Skyrocketing college costs are forcing many Americans to re-examine college choices for their children and grandchildren. What do you do if you've exhausted every financial aid opportunity and you don't think you can afford the high cost of your loved one's dream school?
Let's look, first, at some of the ways to avoid the quarter-million-dollar—or higher—price tags of the most expensive institutions.
- Communicate. No matter how you deal with college costs, talk over your strategy with your student. If you have a set amount of dollars you can contribute, make this clear.
- Broaden your search. Some lesser-known schools match the most prestigious universities in reputation and caliber—at half the price. Many consumer publications list not only the top schools but also the most cost-efficient schools, so do your homework.
- Consider in-state options. Many state colleges and universities have reputations that rival the best private institutions and boast tuitions for in-state residents that are much lower than for out-of-state students.
- Pay in-state tuition for out-of-state study. Increasingly, state schools are expanding their definitions of residency—and in-state tuition. The Southern Regional Education Board's (SREB's) Academic Common Market is a representative pioneer of these multi-state arrangements. When students can't find a particular course of study in-state, SREB's Academic Common Market allows them to apply to schools offering their specialized field in more than a dozen southern states, at in-state tuition rates. Also check for locales like New York state, which currently offers free tuition at state, city, or community colleges for residents whose families earn less than $125,000 per year, and San Francisco, which foots the cost of tuition for those enrolled at community colleges.

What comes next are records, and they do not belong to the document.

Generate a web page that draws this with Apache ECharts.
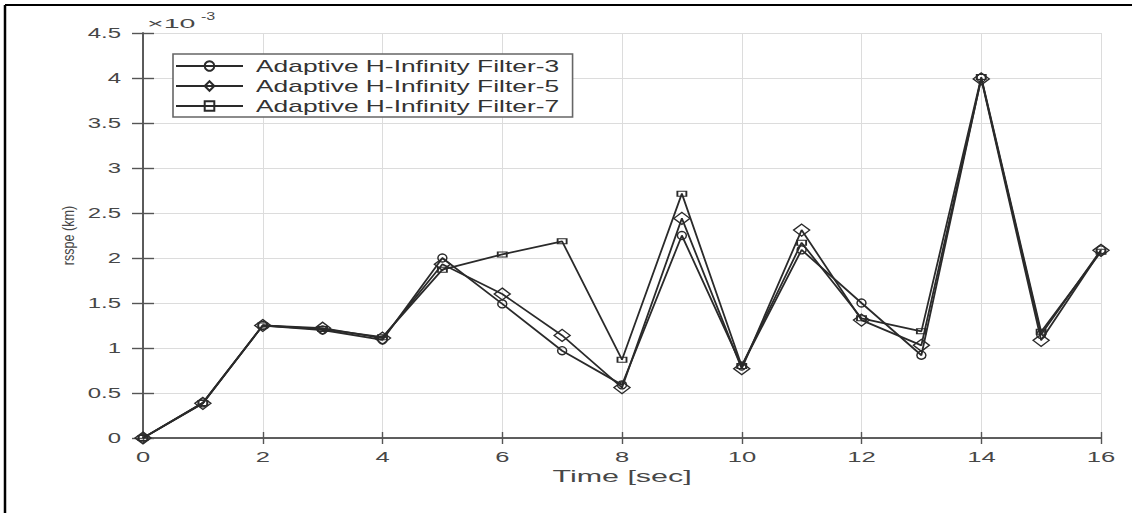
<!DOCTYPE html>
<html>
<head>
<meta charset="utf-8">
<script src="https://cdn.jsdelivr.net/npm/echarts@6/dist/echarts.min.js"></script>
<style>
  html, body { margin: 0; padding: 0; background: #fff; }
  #chart { width: 1132px; height: 513px; }
</style>
</head>
<body>
<div id="chart"></div>
<script>
// Time axis (sec)
const times = [0, 1, 2, 3, 4, 5, 6, 7, 8, 9, 10, 11, 12, 13, 14, 15, 16];
// rsspe (km), in units of 1e-3
const filter3 = [0, 0.39, 1.25, 1.20, 1.09, 2.00, 1.49, 0.97, 0.59, 2.25, 0.80, 2.09, 1.50, 0.92, 4.00, 1.15, 2.09];
const filter5 = [0, 0.385, 1.25, 1.22, 1.11, 1.93, 1.60, 1.14, 0.56, 2.44, 0.77, 2.31, 1.31, 1.03, 3.99, 1.085, 2.085];
const filter7 = [0, 0.39, 1.25, 1.21, 1.12, 1.87, 2.04, 2.185, 0.87, 2.715, 0.80, 2.17, 1.33, 1.185, 4.01, 1.18, 2.07];
const seriesNames = ['Adaptive H-Infinity Filter-3', 'Adaptive H-Infinity Filter-5', 'Adaptive H-Infinity Filter-7'];
const xTicks = { min: 0, max: 16, interval: 2 };
const yTicks = { min: 0, max: 4.5, interval: 0.5 };
const yExponent = '-3';
const xTitle = 'Time [sec]';
const yTitle = 'rsspe (km)';

const chart = echarts.init(document.getElementById('chart'), null, { renderer: 'svg' });
const FONT = 'Liberation Sans';
const lineCol = '#2a2a2a';
const axisCol = '#555';
const textCol = '#474747';

function pairs(ys) { return times.map((t, i) => [t, ys[i]]); }

function mkSeries(name, ys, symbol, size, z) {
  return {
    name: name, type: 'line', data: pairs(ys), xAxisIndex: 0, yAxisIndex: 0,
    symbol: symbol, symbolSize: size, showSymbol: true, z: z,
    lineStyle: { color: lineCol, width: 1.8 },
    itemStyle: { color: 'rgba(255,255,255,0)', borderColor: lineCol, borderWidth: 1.4 },
    emphasis: { disabled: true }, animation: false
  };
}

const option = {
  backgroundColor: '#fff',
  animation: false,
  grid: { left: 143, right: 31, top: 33, bottom: 75, containLabel: false },
  legend: {
    show: true, orient: 'vertical', left: 173, top: 54,
    data: seriesNames,
    padding: [2, 121, 1, 2], itemGap: 0, itemWidth: 67, itemHeight: 12,
    backgroundColor: '#fff', borderColor: '#666', borderWidth: 1.6, borderRadius: 0,
    textStyle: { fontFamily: FONT, fontSize: 17, color: '#333', lineHeight: 20, padding: [0, 0, 0, 8] },
    selectedMode: false
  },
  xAxis: [
    {
      type: 'value', position: 'bottom', min: xTicks.min, max: xTicks.max, interval: xTicks.interval,
      name: xTitle, nameLocation: 'middle', nameGap: 30,
      nameTextStyle: { fontFamily: FONT, fontSize: 16, color: textCol },
      axisLine: { show: true, lineStyle: { color: axisCol, width: 1.6 } },
      axisTick: { show: true, inside: true, length: 6, lineStyle: { color: axisCol, width: 1.4 } },
      axisLabel: { fontFamily: FONT, fontSize: 15.5, color: textCol, margin: 10 },
      splitLine: { show: true, lineStyle: { color: '#dcdcdc', width: 1 } }
    },
    {
      type: 'value', position: 'top', min: xTicks.min, max: xTicks.max, interval: xTicks.interval,
      axisLine: { show: true, lineStyle: { color: axisCol, width: 1.6 } },
      axisTick: { show: true, inside: true, length: 6, lineStyle: { color: axisCol, width: 1.4 } },
      axisLabel: { show: false }, splitLine: { show: false }
    }
  ],
  yAxis: [
    {
      type: 'value', position: 'left', min: yTicks.min, max: yTicks.max, interval: yTicks.interval,
      name: yTitle, nameLocation: 'middle', nameGap: 66, nameRotate: 90,
      nameTextStyle: { fontFamily: FONT, fontSize: 17, color: textCol },
      axisLine: { show: true, lineStyle: { color: axisCol, width: 1.6 } },
      axisTick: { show: true, inside: true, length: 11, lineStyle: { color: axisCol, width: 1.4 } },
      axisLabel: { fontFamily: FONT, fontSize: 14.5, color: textCol, margin: 22 },
      splitLine: { show: true, lineStyle: { color: '#dcdcdc', width: 1 } }
    },
    {
      type: 'value', position: 'right', min: yTicks.min, max: yTicks.max, interval: yTicks.interval,
      axisLine: { show: true, lineStyle: { color: axisCol, width: 1.6 } },
      axisTick: { show: true, inside: true, length: 11, lineStyle: { color: axisCol, width: 1.4 } },
      axisLabel: { show: false }, splitLine: { show: false }
    }
  ],
  graphic: [
    { type: 'line', shape: { x1: 5, y1: 5, x2: 1132, y2: 5 }, style: { stroke: '#000', lineWidth: 2 }, silent: true },
    { type: 'line', shape: { x1: 5, y1: 5, x2: 5, y2: 513 }, style: { stroke: '#000', lineWidth: 2.5 }, silent: true },
    { type: 'text', left: 147, top: 17, style: { text: '×10', fontFamily: FONT, fontSize: 13, fill: textCol }, silent: true },
    { type: 'text', left: 201, top: 11, style: { text: yExponent, fontFamily: FONT, fontSize: 10, fill: textCol }, silent: true }
  ],
  series: [
    mkSeries(seriesNames[0], filter3, 'circle', [9, 8], 3),
    mkSeries(seriesNames[1], filter5, 'diamond', [16, 12], 4),
    mkSeries(seriesNames[2], filter7, 'rect', [9, 5], 5)
  ]
};
chart.setOption(option);

// The reference figure's lettering is horizontally widened (and the rotated title compressed
// along its length); adjust each SVG text's glyph run, keeping the label's own alignment.
function stretchFor(s) {
  if (s === yTitle) return 0.74;
  if (s === xTitle) return 1.9;
  if (seriesNames.indexOf(s) >= 0) return 1.55;
  if (s === '×10') return 2.2;
  if (s === yExponent) return 1.6;
  return 1.65;
}
function stretchTexts() {
  document.querySelectorAll('#chart svg text').forEach(function (t) {
    const s = (t.textContent || '').trim();
    if (!s) return;
    t.removeAttribute('textLength');
    t.removeAttribute('lengthAdjust');
    t.removeAttribute('dx');
    if (t.dataset.anchor) {
      t.setAttribute('text-anchor', t.dataset.anchor);
      t.style.textAnchor = t.dataset.anchor;
    }
    const anchor = getComputedStyle(t).textAnchor || 'start';
    t.dataset.anchor = anchor;
    const bb = t.getBBox();
    const len = t.getComputedTextLength();
    if (!(len > 0)) return;
    const newLen = len * stretchFor(s);
    let targetLeft;
    if (anchor === 'end') targetLeft = bb.x + bb.width - newLen;
    else if (anchor === 'middle') targetLeft = bb.x + bb.width / 2 - newLen / 2;
    else targetLeft = bb.x;
    t.setAttribute('text-anchor', 'start');
    t.style.textAnchor = 'start';
    const nb = t.getBBox();
    const dx = targetLeft - nb.x;
    t.setAttribute('textLength', newLen.toFixed(1));
    t.setAttribute('lengthAdjust', 'spacingAndGlyphs');
    if (Math.abs(dx) > 0.2) t.setAttribute('dx', dx.toFixed(1));
  });
}
stretchTexts();
chart.on('finished', stretchTexts);
setTimeout(stretchTexts, 50);
setTimeout(stretchTexts, 300);
</script>
</body>
</html>
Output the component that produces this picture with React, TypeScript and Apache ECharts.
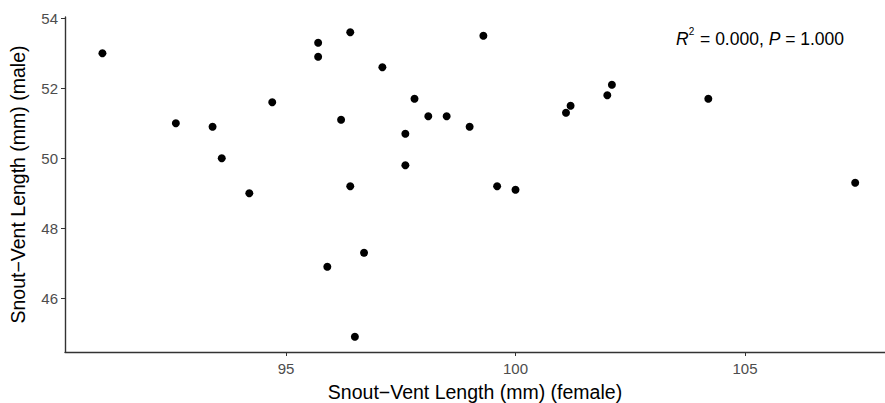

- Take a detour. For those looking at colleges in states that offer free tuition at community colleges, consider taking common, required core courses for free at these schools at a fraction of the price of four-year colleges, and then transferring those credits to a first-choice, four-year school after two years. One caveat: Some universities may not accept transfer credits, so ask ahead.
You might also ask about other ways students can gain credit before matriculating: advanced placement courses to gain college credits while in high school, for example, or CLEP (College-Level Examination Program) tests to receive credits for life experience.
Any amount saved will help
Even free tuition won't erase the bill you'll receive for room, board, and other expenses, so it's best to save specifically for the associated costs of college as well—and every extra little bit counts.
There are a few tax-advantaged approaches available to you:
529 college saving plans
When you contribute to a 529 plan, potential earnings are tax-deferred and eventually tax-free when used for qualified higher education expenses. The owner of the account controls distributions—helpful in the event Junior wants to travel the world for five years after high school graduation.
Another plus: A 529 account owned by a grandparent or parent need not be reported as an asset when figuring federal financial aid. However, distributions will be included in the student’s income when financial aid is calculated in future years, so the timing of distributions can be crucial. Some state 529 plans also offer residents additional tax breaks on contributions.
Coverdell education savings account (ESA)
Coverdell ESAs don't pack the punch of 529 plans—contributions are limited to $2,000 per beneficiary annually—and are also off limits to higher-income folks, but they do grow tax-deferred and are tax-free for qualified education expenses.
Give tax-free gifts
Another tax-advantaged way to contribute to a loved one's college fund? Gift cash outright. Any taxpayer can gift up to $14,000 per year, per beneficiary. You can tap your gifting limit up front with a 529 plan, contributing five years' worth of annual $14,000 gifts. That's $70,000 per donor, per beneficiary, without having to pay a gift tax or reducing the lifetime gift tax exclusion. (Other rules apply.)
Eyes wide open
Our middle daughter faced a difficult decision: Her home-state university named her a state scholar—a designation that included free tuition—but her first choice was a prestigious, private school, costing $60,000 annually at the time.
The more expensive school offered financial aid, which was mostly loans. We had saved a certain amount and could contribute a little more, but all of that barely put a dent in the $60,000-per-year price tag. Under different circumstances, this might have proven a rude awakening for our daughter. But because we were completely open about our resources and the tradeoffs we were—and, perhaps more importantly, were not—willing to make, she understood the reality of the situation: either she would take on enormous debt or go to an exceptional school for free. She chose the latter and is free of student loans today.
The moral of the story? These conversations matter. Openness matters. Setting expectations at achievable levels matters. And the sooner you bring honesty and transparency to your kitchen table discussions about college costs and options, the better.
Doing so can also be a useful reminder to parents to be careful about how much they borrow—especially when it comes to financing loved ones' educations at the expense of your retirement income. From 2005 to 2015, the number of people age 60 and older with student loans quadrupled from about 700,000 to 2.8 million. In 2015, this age group had $66.7 billion in outstanding student loan debt.* Remember: It's true you can borrow for college, but not for retirement.
There is a way...
Even as higher education costs increase, know that you have choices. Take your time, examine your choices, and make a family decision that's right for everyone.